What is ERCP?
ERCP, or endoscopic retrograde cholangiopancreatography, is a test that combines the use of a flexible, lighted scope (endoscope) with X-ray pictures to examine the tubes that drain the liver, gallbladder, and pancreas. The endoscope is inserted through the mouth and gently moved down the throat into the esophagus, stomach and duodenum until it reaches the point where the ducts from the pancreas (pancreatic ducts) and gallbladder (bile ducts) drain into the duodenum.
Benefits & Risks
ERCP is useful procedure to find the cause of unexplained abdominal pain or yellowing of the skin and eyes (jaundice). It may be used to get more information if you have pancreatitis or cancer of the liver, pancreas, or bile ducts.
Other symptoms that may require an ERCP test include:
- Blockages or stones in the bile ducts
- Infection in the bile ducts
- Fluid leakage from the bile or pancreatic ducts
- Blockages or narrowing of the pancreatic ducts
As with any procedure, some complications may occur. These complications include pancreatitis, infection, bleeding, and perforation.
What to Expect
Before your scheduled ERCP, you will be given specific instructions that you must follow. Failure to properly complete the prep will likely result in the inability to complete your test. These instructions include diet and medication restriction in the days leading up to the procedure.

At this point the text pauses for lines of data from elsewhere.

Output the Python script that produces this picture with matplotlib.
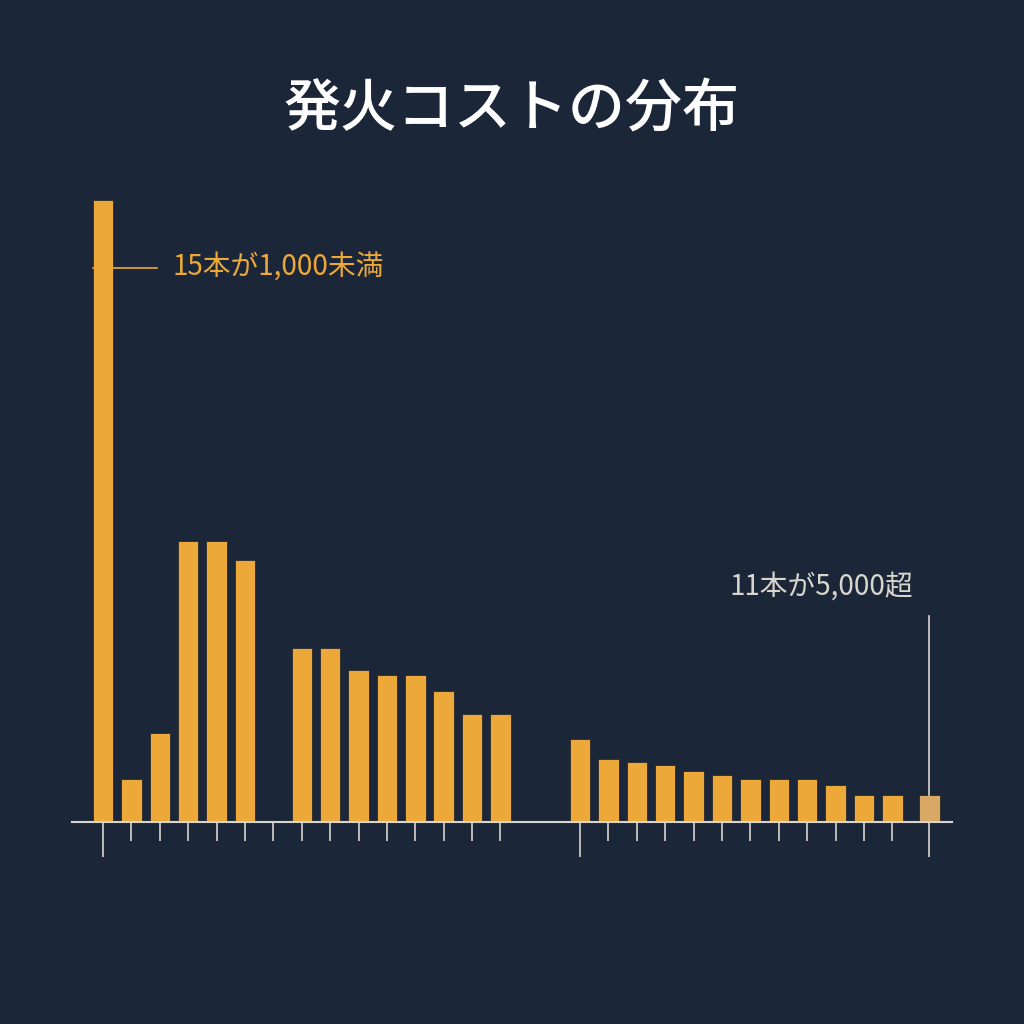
import matplotlib.pyplot as plt
import numpy as np

plt.rcParams['font.family'] = ['Noto Sans CJK JP', 'DejaVu Sans']

# bin positions (gap after the first group, last bin is the overflow bin)
pos_a = [0, 1, 2, 3, 4, 5, 7, 8, 9, 10, 11, 12, 13, 14]
val_a = [62.2, 4.3, 8.9, 28.1, 28.1, 26.2, 17.4, 17.4, 15.2, 14.7, 14.7, 13.1, 10.8, 10.8]
pos_b = [16.8 + i for i in range(12)]
val_b = [8.3, 6.3, 6.0, 5.7, 5.1, 4.7, 4.3, 4.3, 4.3, 3.7, 2.7, 2.7]
pos_over = 29.1
val_over = 2.7

ticks_small = list(range(1, 15)) + [16.8 + i for i in range(1, 12)]
ticks_long = [0, 16.8, 29.1]

bg = '#1c2639'
orange = '#eda83a'
over_col = '#d9a865'
light = '#d8d5cc'

fig = plt.figure(figsize=(10.24, 10.24), dpi=100, facecolor=bg)
ax = fig.add_axes([72/1024, 1-822/1024, 880/1024, 622/1024])
ax.set_facecolor(bg)

ax.bar(pos_a + pos_b, val_a + val_b, width=0.72, color=orange, edgecolor='#2a2a2a', linewidth=0.6)
ax.bar([pos_over], [val_over], width=0.72, color=over_col, edgecolor='#2a2a2a', linewidth=0.6)

ax.set_xlim(-1.09, 29.9)
ax.set_ylim(0, 62.2)
for s in ['top', 'right', 'left']:
    ax.spines[s].set_visible(False)
ax.spines['bottom'].set_color(light)
ax.spines['bottom'].set_linewidth(1.5)
ax.set_yticks([])
ax.set_xticks(ticks_small)
ax.set_xticks(ticks_long, minor=True)
ax.tick_params(axis='x', which='major', length=14, width=1.2, color=light, labelbottom=False)
ax.tick_params(axis='x', which='minor', length=25, width=1.2, color=light, labelbottom=False)

# annotations
ax.plot([-0.35, 1.9], [55.4, 55.4], color=orange, lw=1.2, clip_on=False)
ax.text(2.45, 55.4, '15本が1,000未満', color=orange, fontsize=20, va='center', ha='left')
ax.plot([pos_over, pos_over], [val_over, 20.6], color=light, lw=1.2)
ax.text(25.3, 23.5, '11本が5,000超', color=light, fontsize=20, va='center', ha='center')

fig.text(0.5, 1-110/1024, '発火コストの分布', color='white', fontsize=41,
         fontweight='medium', ha='center', va='center')

fig.savefig('out.png', dpi=100, facecolor=bg)
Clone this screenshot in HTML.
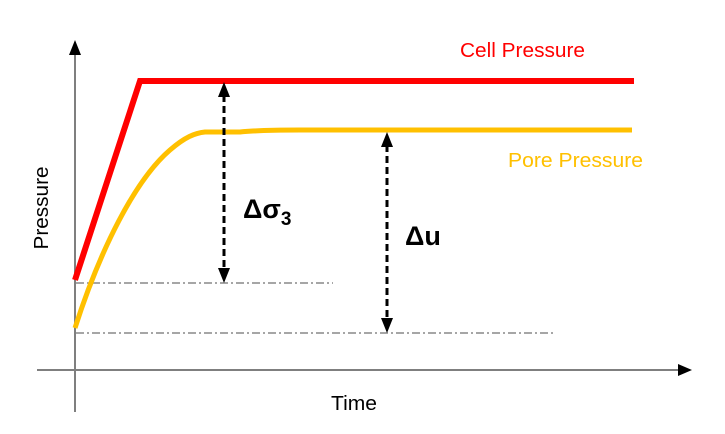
<!DOCTYPE html>
<html><head><style>html,body{margin:0;padding:0;background:#fff;}svg{display:block}</style></head>
<body>
<svg width="725" height="434" viewBox="0 0 725 434" xmlns="http://www.w3.org/2000/svg" font-family="Liberation Sans, sans-serif">
<!-- axes -->
<line x1="75" y1="412" x2="75" y2="52" stroke="#7f7f7f" stroke-width="2"/>
<polygon points="75,40 69,55 81,55" fill="#000"/>
<line x1="37" y1="370" x2="680" y2="370" stroke="#7f7f7f" stroke-width="2"/>
<polygon points="692,370 678,364 678,376" fill="#000"/>
<!-- dash-dot reference lines -->
<line x1="76" y1="283" x2="333" y2="283" stroke="#888" stroke-width="1.5" stroke-dasharray="8,3,2,3"/>
<line x1="76" y1="333" x2="553" y2="333" stroke="#888" stroke-width="1.5" stroke-dasharray="8,3,2,3"/>
<!-- curves -->
<polyline points="75,280 140,81 634,81" fill="none" stroke="#ff0000" stroke-width="6"/>
<path d="M75,328 C100,250 135,180 170,150 C185,137 195,133 205,132 L240,132 C260,130 280,130 300,130 L632,130" fill="none" stroke="#ffc000" stroke-width="5"/>
<!-- dimension arrows -->
<line x1="224" y1="95" x2="224" y2="270" stroke="#000" stroke-width="3" stroke-dasharray="7,4"/>
<polygon points="224,82 218,97 230,97" fill="#000"/>
<polygon points="224,283 218,268 230,268" fill="#000"/>
<line x1="387" y1="145" x2="387" y2="320" stroke="#000" stroke-width="3" stroke-dasharray="7,4"/>
<polygon points="387,132 381,147 393,147" fill="#000"/>
<polygon points="387,333 381,318 393,318" fill="#000"/>
<!-- labels -->
<text x="460" y="57" font-size="20.5" fill="#ff0000" textLength="125" lengthAdjust="spacingAndGlyphs">Cell Pressure</text>
<text x="508" y="167" font-size="20.5" fill="#ffc000" textLength="135" lengthAdjust="spacingAndGlyphs">Pore Pressure</text>
<text x="243" y="218" font-size="27" font-weight="bold" fill="#000">Δσ<tspan font-size="19" dy="7">3</tspan></text>
<text x="405" y="245" font-size="27" font-weight="bold" fill="#000">Δu</text>
<text transform="translate(48,208) rotate(-90)" text-anchor="middle" font-size="20" fill="#000" textLength="83" lengthAdjust="spacingAndGlyphs">Pressure</text>
<text x="331" y="410" font-size="20" fill="#000" textLength="46" lengthAdjust="spacingAndGlyphs">Time</text>
</svg>
</body></html>
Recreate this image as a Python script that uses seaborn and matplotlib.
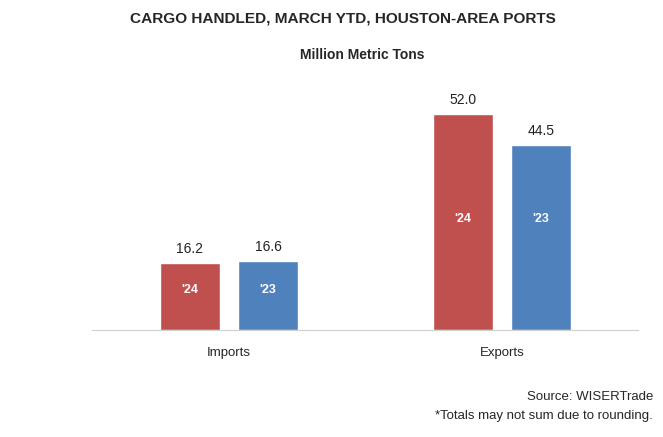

The entire procedure usually takes between one and two hours. You will receive sedation on the day of your ERCP to keep you comfortable. The doctor will feed the endoscope down your esophagus, through your stomach, and into your duodenum. A small camera mounted on the endoscope will send a video image to a monitor. The doctor will then inject a special dye into the ducts through the catheter to make the ducts more visible on x-rays. During the procedure, your doctor will look for narrow areas or blockages, and also may perform biopsies, sphincterotomy, gallstone(s) removal, or stent replacement.
Patients are required to have a licensed driver take them back home.